◆ Problem to work on
Only the lines from the start of the data below through the line that contains "(0,0) rectangle (524,399);" are to be copied, exactly and without pictures.

◆ Exercise input
▬▬▬▬▬▬

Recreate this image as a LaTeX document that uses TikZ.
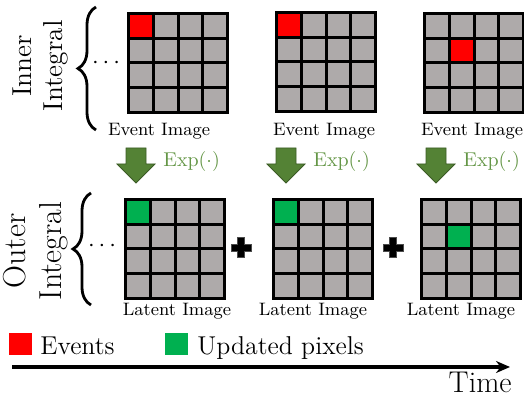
\documentclass[tikz,border=0pt]{standalone}
\usepackage{amsmath}
\usetikzlibrary{
    positioning,
    arrows.meta,
    calc,
    decorations.pathreplacing
}
\definecolor{pixGray}{RGB}{174, 170, 170}
\definecolor{eventRed}{RGB}{255, 0, 0}
\definecolor{updGreen}{RGB}{0, 176, 80}
\definecolor{expGreen}{RGB}{84, 130, 53}
\definecolor{expText}{RGB}{100, 150, 70}

\tikzset{
    gridline/.style={line width=1.5pt, black},
    imglabel/.style={font=\fontsize{9}{11}\selectfont, inner sep=0pt},
    explabel/.style={font=\fontsize{10}{12}\selectfont, text=expText, anchor=west, inner sep=0pt},
    sidelabel/.style={rotate=90, align=center, inner sep=0pt},
    legendtext/.style={font=\fontsize{12.9}{15}\selectfont, anchor=base west, inner sep=0pt},
    bigbrace/.style={decorate, decoration={brace, amplitude=9pt}, line width=1.4pt},
    pics/exparrow/.style={code={
        \filldraw[fill=expGreen, draw=expGreen!70!black, line width=0.4pt]
            (-10,0) -- (10,0) -- (10,16) -- (19,16) -- (0,35) -- (-19,16) -- (-10,16) -- cycle;
    }},
    pics/plussign/.style={code={
        \filldraw[fill=black, draw=gray!60!black, line width=0.5pt]
            (-3.5,-10) -- (3.5,-10) -- (3.5,-3.5) -- (10,-3.5) -- (10,3.5) -- (3.5,3.5)
            -- (3.5,10) -- (-3.5,10) -- (-3.5,3.5) -- (-10,3.5) -- (-10,-3.5) -- (-3.5,-3.5) -- cycle;
    }}
}

% 4x4 pixel grid: corner, colour of the marked pixel, its column and row
\newcommand{\pixgrid}[4]{
    \fill[pixGray] (#1) rectangle ++(99,99);
    \fill[#2] ($(#1)+(#3*24.75,#4*24.75)$) rectangle ++(24.75,24.75);
    \foreach \k in {1,2,3}{
        \draw[gridline] ($(#1)+(\k*24.75,0)$) -- ++(0,99);
        \draw[gridline] ($(#1)+(0,\k*24.75)$) -- ++(99,0);
    }
    \draw[gridline] (#1) rectangle ++(99,99);
}

\begin{document}
\begin{tikzpicture}[x=0.5pt, y=-0.5pt, >=Stealth]
    \useasboundingbox (0,0) rectangle (524,399);

    % Grid corners
    \coordinate (ev1) at (128.5,13.5);
    \coordinate (ev2) at (276.5,12.5);
    \coordinate (ev3) at (424.5,13.5);
    \coordinate (lat1) at (125.5,199.5);
    \coordinate (lat2) at (273.5,199.5);
    \coordinate (lat3) at (421.5,199.5);

    % Event images
    \pixgrid{ev1}{eventRed}{0}{0}
    \pixgrid{ev2}{eventRed}{0}{0}
    \pixgrid{ev3}{eventRed}{1}{1}
    \node[imglabel] (evlab1) at (159,131) {Event Image};
    \node[imglabel] (evlab2) at (324,131) {Event Image};
    \node[imglabel] (evlab3) at (472,131) {Event Image};

    % Latent images
    \pixgrid{lat1}{updGreen}{0}{0}
    \pixgrid{lat2}{updGreen}{0}{0}
    \pixgrid{lat3}{updGreen}{1}{1}
    \node[imglabel] (latlab1) at (177,311) {Latent Image};
    \node[imglabel] (latlab2) at (313,311) {Latent Image};
    \node[imglabel] (latlab3) at (461,311) {Latent Image};

    % Exp arrows
    \pic at (136,148) {exparrow};
    \pic at (286,148) {exparrow};
    \pic at (436,148) {exparrow};
    \node[explabel] (exp1) at (163,162) {$\mathrm{Exp}(\cdot)$};
    \node[explabel] (exp2) at (313,162) {$\mathrm{Exp}(\cdot)$};
    \node[explabel] (exp3) at (463,162) {$\mathrm{Exp}(\cdot)$};

    % Sums
    \pic at (241,248) {plussign};
    \pic at (393,248) {plussign};

    % Braces and side labels
    \draw[bigbrace] (96,130) -- (96,7);
    \draw[bigbrace] (91,305) -- (91,193);
    \node[font=\fontsize{13}{15}\selectfont] (dotsA) at (108,63) {$\cdots$};
    \node[font=\fontsize{13}{15}\selectfont] (dotsB) at (104,246) {$\cdots$};
    \node[sidelabel, font=\fontsize{13.7}{15.5}\selectfont] (inner) at (40,66) {Inner\\Integral};
    \node[sidelabel, font=\fontsize{15.9}{18}\selectfont] (outer) at (36,251) {Outer\\Integral};

    % Legend
    \fill[eventRed] (9,333) rectangle (32,355);
    \node[legendtext] (evkey) at (40,355) {Events};
    \fill[updGreen] (165,333) rectangle (188,355);
    \node[legendtext] (updkey) at (197,355) {Updated pixels};

    % Time axis
    \coordinate (tstart) at (12,367);
    \coordinate (tend) at (510,367);
    \draw[-{Stealth[length=7pt, width=6pt]}, line width=2pt] (tstart) -- (tend);
    \node[font=\fontsize{15}{18}\selectfont, anchor=base east, inner sep=0pt] (time) at (512,393) {Time};
\end{tikzpicture}
\end{document}
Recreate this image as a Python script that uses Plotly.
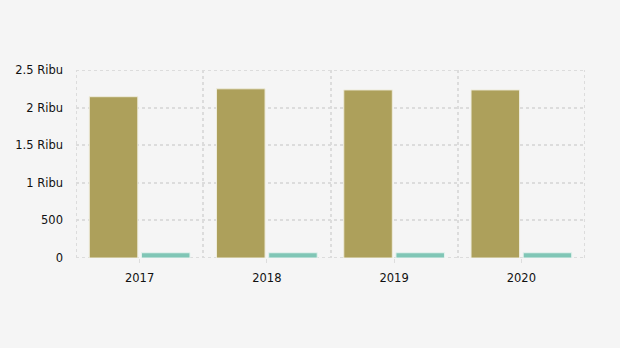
import plotly.graph_objects as go

years = ["2017", "2018", "2019", "2020"]
series_a = [2145, 2250, 2235, 2235]
series_b = [70, 70, 70, 70]
ytick_vals = [0, 500, 1000, 1500, 2000, 2500]
ytick_text = ["0", "500", "1 Ribu", "1.5 Ribu", "2 Ribu", "2.5 Ribu"]

xpos = list(range(len(years)))
x_lo, x_hi = -0.5, len(years) - 0.5
y_lo, y_hi = 0, 2500
grid_col = "#dcdcdc"
grid_dash = "3px,3px"

fig = go.Figure()
fig.add_trace(go.Bar(x=xpos, y=series_a, marker=dict(color="#ada05b", line=dict(color="#eeecdc", width=1))))
fig.add_trace(go.Bar(x=xpos, y=series_b, marker=dict(color="#80c6b6", line=dict(color="#e4f2ee", width=1))))

# frame grid lines at the plot edges (plotly skips grid lines on the edges)
for yv in (y_lo, y_hi):
    fig.add_shape(type="line", xref="x", yref="y", x0=x_lo, x1=x_hi, y0=yv, y1=yv,
                  line=dict(color=grid_col, width=2, dash=grid_dash), layer="below")
for xv in (x_lo, x_hi):
    fig.add_shape(type="line", xref="x", yref="y", x0=xv, x1=xv, y0=y_lo, y1=y_hi,
                  line=dict(color=grid_col, width=2, dash=grid_dash), layer="below")

fig.update_layout(
    width=620, height=348,
    margin=dict(l=76, r=35, t=70, b=90),
    paper_bgcolor="#f5f5f5", plot_bgcolor="#f5f5f5",
    barmode="group", bargap=0.18, bargroupgap=0.07,
    showlegend=False,
    font=dict(family="DejaVu Sans", size=11.5, color="#111111"),
)
fig.update_xaxes(
    range=[x_lo, x_hi],
    tickvals=xpos, ticktext=years,
    showgrid=False, zeroline=False,
    ticks="outside", ticklen=4, tickcolor="#dddddd",
    ticklabelstandoff=5,
    minor=dict(tickvals=[v + 0.5 for v in xpos[:-1]], showgrid=True,
               gridcolor=grid_col, griddash=grid_dash, gridwidth=2),
    showline=False,
)
fig.update_yaxes(
    range=[y_lo, y_hi],
    tickvals=ytick_vals, ticktext=ytick_text,
    showgrid=True, gridcolor=grid_col, griddash=grid_dash, gridwidth=2,
    zeroline=False, ticks="", ticklabelstandoff=12,
)
fig.write_html("out.html")
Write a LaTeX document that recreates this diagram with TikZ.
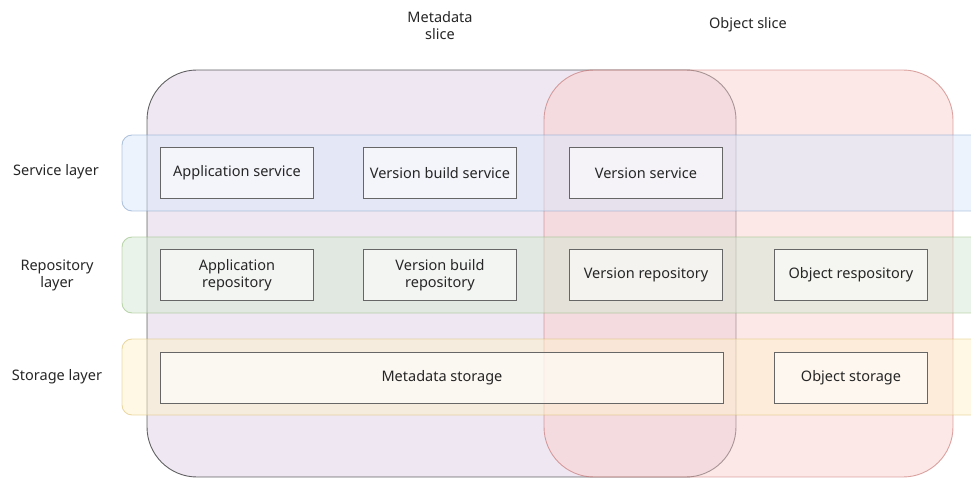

▬▬▬▬▬▬

◆ Exercise result
Recreate this image as a LaTeX document that uses TikZ.
\documentclass[tikz,border=0pt]{standalone}
\usepackage{amsmath}
\usetikzlibrary{
    positioning,
    arrows.meta,
    calc,
    decorations.pathreplacing
}
\definecolor{pixGray}{RGB}{174, 170, 170}
\definecolor{eventRed}{RGB}{255, 0, 0}
\definecolor{updGreen}{RGB}{0, 176, 80}
\definecolor{expGreen}{RGB}{84, 130, 53}
\definecolor{expText}{RGB}{100, 150, 70}

\tikzset{
    gridline/.style={line width=1.5pt, black},
    imglabel/.style={font=\fontsize{9}{11}\selectfont, inner sep=0pt},
    explabel/.style={font=\fontsize{10}{12}\selectfont, text=expText, anchor=west, inner sep=0pt},
    sidelabel/.style={rotate=90, align=center, inner sep=0pt},
    legendtext/.style={font=\fontsize{12.9}{15}\selectfont, anchor=base west, inner sep=0pt},
    bigbrace/.style={decorate, decoration={brace, amplitude=9pt}, line width=1.4pt},
    pics/exparrow/.style={code={
        \filldraw[fill=expGreen, draw=expGreen!70!black, line width=0.4pt]
            (-10,0) -- (10,0) -- (10,16) -- (19,16) -- (0,35) -- (-19,16) -- (-10,16) -- cycle;
    }},
    pics/plussign/.style={code={
        \filldraw[fill=black, draw=gray!60!black, line width=0.5pt]
            (-3.5,-10) -- (3.5,-10) -- (3.5,-3.5) -- (10,-3.5) -- (10,3.5) -- (3.5,3.5)
            -- (3.5,10) -- (-3.5,10) -- (-3.5,3.5) -- (-10,3.5) -- (-10,-3.5) -- (-3.5,-3.5) -- cycle;
    }}
}

% 4x4 pixel grid: corner, colour of the marked pixel, its column and row
\newcommand{\pixgrid}[4]{
    \fill[pixGray] (#1) rectangle ++(99,99);
    \fill[#2] ($(#1)+(#3*24.75,#4*24.75)$) rectangle ++(24.75,24.75);
    \foreach \k in {1,2,3}{
        \draw[gridline] ($(#1)+(\k*24.75,0)$) -- ++(0,99);
        \draw[gridline] ($(#1)+(0,\k*24.75)$) -- ++(99,0);
    }
    \draw[gridline] (#1) rectangle ++(99,99);
}

\begin{document}
\begin{tikzpicture}[x=0.5pt, y=-0.5pt, >=Stealth]
    \useasboundingbox (0,0) rectangle (524,399);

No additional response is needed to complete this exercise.